All lines from the top of the records below through the line holding "delta_s = -104", and only those, should be printed exactly, minus the pictures.

<<<<

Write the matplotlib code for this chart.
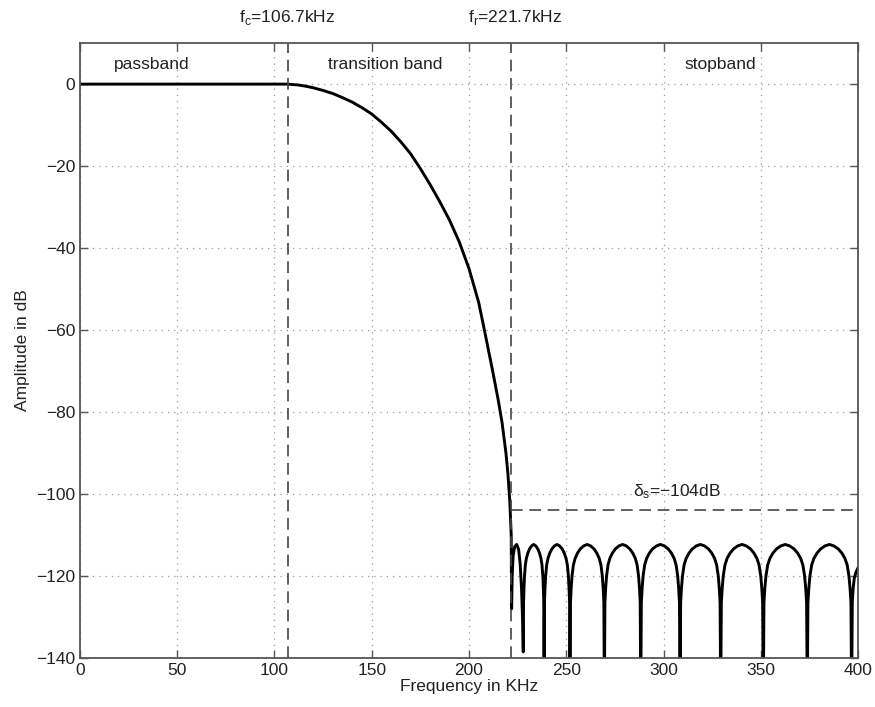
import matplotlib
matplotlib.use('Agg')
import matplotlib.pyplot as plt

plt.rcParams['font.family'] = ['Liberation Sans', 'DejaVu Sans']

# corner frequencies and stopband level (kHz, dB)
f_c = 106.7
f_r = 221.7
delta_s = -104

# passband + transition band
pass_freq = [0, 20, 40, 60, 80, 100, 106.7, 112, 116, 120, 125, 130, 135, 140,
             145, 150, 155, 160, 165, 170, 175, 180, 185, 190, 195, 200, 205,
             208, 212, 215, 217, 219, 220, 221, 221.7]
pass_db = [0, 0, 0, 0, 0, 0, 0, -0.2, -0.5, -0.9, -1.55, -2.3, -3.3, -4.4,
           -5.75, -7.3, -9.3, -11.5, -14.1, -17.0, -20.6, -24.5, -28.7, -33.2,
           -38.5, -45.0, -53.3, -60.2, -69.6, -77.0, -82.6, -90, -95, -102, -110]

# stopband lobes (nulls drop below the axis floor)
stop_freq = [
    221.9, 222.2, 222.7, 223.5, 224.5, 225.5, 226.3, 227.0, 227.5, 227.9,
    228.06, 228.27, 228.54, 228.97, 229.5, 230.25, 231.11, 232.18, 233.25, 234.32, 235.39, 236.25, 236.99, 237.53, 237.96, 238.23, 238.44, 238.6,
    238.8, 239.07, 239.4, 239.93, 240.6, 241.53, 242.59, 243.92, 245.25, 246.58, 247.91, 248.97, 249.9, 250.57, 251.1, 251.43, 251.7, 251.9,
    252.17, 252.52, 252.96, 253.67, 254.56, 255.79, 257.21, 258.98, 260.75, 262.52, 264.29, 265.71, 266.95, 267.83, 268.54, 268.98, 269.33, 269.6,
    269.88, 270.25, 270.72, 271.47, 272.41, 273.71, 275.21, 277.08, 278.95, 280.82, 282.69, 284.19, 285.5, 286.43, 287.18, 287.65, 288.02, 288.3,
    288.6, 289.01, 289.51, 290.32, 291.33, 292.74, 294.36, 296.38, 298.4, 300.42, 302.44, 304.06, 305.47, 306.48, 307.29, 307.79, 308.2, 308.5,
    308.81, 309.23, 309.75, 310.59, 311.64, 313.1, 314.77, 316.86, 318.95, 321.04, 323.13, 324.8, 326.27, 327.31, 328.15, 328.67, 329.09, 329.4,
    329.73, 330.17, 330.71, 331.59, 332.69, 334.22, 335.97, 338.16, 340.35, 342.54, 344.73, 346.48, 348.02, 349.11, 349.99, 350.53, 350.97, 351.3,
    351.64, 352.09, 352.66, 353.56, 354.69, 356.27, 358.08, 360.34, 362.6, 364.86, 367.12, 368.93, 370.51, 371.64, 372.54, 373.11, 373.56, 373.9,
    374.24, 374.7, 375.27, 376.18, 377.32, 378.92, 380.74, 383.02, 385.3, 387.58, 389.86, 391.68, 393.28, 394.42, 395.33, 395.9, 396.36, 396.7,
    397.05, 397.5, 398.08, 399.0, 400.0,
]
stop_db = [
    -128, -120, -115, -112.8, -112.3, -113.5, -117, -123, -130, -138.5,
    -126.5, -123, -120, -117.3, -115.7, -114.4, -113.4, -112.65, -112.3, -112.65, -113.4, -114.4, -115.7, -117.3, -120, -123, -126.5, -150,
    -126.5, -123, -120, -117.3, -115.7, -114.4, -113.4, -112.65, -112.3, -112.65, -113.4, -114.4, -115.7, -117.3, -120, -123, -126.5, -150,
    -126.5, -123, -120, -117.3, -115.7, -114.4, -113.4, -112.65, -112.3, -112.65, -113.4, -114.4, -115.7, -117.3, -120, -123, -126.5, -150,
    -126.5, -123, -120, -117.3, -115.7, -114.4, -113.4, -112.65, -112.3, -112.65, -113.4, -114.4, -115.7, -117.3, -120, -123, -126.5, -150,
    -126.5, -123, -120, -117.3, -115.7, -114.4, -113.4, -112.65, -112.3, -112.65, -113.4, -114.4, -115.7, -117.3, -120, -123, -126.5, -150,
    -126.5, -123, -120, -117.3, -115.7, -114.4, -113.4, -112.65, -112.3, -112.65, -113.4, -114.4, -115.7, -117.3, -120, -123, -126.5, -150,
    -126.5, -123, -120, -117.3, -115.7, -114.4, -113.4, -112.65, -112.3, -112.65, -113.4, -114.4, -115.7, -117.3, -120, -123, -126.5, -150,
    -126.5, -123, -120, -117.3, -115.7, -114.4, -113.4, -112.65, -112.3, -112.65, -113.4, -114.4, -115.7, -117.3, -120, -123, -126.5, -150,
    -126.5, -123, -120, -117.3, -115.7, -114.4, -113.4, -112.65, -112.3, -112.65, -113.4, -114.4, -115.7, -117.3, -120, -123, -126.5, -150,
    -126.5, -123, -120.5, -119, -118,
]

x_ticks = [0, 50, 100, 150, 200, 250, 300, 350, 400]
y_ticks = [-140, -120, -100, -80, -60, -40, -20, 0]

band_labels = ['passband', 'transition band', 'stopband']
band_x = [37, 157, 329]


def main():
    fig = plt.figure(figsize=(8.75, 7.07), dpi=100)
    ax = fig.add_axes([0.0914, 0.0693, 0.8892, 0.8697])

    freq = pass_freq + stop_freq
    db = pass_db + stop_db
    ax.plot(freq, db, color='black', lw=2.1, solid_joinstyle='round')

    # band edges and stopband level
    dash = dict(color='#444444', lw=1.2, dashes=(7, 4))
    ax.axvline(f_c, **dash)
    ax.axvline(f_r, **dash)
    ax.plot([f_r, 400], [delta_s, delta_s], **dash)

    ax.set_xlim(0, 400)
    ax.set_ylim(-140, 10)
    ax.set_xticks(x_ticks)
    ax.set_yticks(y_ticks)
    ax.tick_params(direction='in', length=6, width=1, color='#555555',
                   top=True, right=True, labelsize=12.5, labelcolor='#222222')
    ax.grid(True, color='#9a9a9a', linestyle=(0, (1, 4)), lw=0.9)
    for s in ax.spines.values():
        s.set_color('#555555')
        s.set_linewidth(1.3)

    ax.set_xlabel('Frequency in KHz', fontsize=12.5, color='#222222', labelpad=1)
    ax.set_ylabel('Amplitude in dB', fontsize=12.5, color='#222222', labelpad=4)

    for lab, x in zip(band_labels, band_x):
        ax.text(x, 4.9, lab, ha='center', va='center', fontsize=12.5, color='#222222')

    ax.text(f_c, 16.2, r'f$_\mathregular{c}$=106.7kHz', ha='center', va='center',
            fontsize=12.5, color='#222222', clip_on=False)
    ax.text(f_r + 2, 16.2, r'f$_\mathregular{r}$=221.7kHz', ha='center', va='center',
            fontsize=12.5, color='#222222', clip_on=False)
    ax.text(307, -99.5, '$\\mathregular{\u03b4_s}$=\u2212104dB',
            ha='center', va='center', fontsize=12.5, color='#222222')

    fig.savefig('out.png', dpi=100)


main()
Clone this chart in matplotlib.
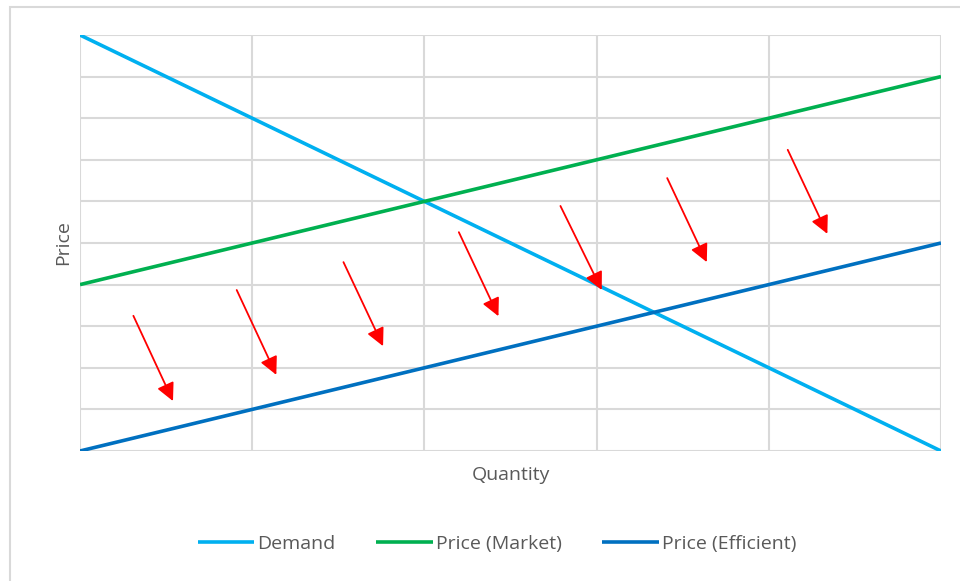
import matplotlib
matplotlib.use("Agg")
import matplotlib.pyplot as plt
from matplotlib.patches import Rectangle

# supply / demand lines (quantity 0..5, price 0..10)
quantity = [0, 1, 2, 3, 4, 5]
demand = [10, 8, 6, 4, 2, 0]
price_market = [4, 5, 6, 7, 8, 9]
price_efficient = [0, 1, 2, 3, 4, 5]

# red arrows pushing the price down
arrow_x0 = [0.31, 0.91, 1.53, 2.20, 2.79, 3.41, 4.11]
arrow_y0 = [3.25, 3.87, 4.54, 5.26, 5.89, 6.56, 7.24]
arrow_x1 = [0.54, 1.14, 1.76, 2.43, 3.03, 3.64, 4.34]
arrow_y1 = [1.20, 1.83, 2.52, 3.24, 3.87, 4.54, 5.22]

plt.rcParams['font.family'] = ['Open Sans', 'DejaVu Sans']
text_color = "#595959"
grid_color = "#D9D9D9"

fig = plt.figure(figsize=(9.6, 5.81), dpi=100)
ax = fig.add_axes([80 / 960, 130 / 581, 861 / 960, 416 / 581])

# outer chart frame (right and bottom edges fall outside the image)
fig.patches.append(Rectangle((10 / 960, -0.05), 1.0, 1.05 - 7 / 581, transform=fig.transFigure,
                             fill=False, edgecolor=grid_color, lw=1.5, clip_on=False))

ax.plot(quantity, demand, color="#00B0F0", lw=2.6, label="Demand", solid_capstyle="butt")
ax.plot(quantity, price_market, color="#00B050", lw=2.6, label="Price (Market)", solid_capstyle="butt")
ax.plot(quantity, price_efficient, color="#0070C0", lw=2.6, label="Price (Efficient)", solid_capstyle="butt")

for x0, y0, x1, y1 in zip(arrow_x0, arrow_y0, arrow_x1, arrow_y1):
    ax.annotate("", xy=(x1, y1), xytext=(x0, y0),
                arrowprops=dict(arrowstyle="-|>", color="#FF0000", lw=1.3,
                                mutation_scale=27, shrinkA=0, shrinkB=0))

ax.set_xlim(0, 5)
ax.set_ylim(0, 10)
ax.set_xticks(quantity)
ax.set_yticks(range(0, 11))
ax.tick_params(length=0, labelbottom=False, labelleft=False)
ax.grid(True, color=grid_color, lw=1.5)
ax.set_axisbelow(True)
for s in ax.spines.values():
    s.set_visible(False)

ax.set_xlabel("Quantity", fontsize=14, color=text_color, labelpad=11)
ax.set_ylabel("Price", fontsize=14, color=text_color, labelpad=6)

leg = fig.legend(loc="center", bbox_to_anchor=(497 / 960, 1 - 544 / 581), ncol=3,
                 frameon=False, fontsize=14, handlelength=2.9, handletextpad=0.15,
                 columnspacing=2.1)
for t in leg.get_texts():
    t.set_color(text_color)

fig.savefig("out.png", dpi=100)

>>>>

> [Exercise output]
Write the matplotlib code for this chart.
import matplotlib
matplotlib.use('Agg')
import matplotlib.pyplot as plt

plt.rcParams['font.family'] = ['Liberation Sans', 'DejaVu Sans']

# corner frequencies and stopband level (kHz, dB)
f_c = 106.7
f_r = 221.7
delta_s = -104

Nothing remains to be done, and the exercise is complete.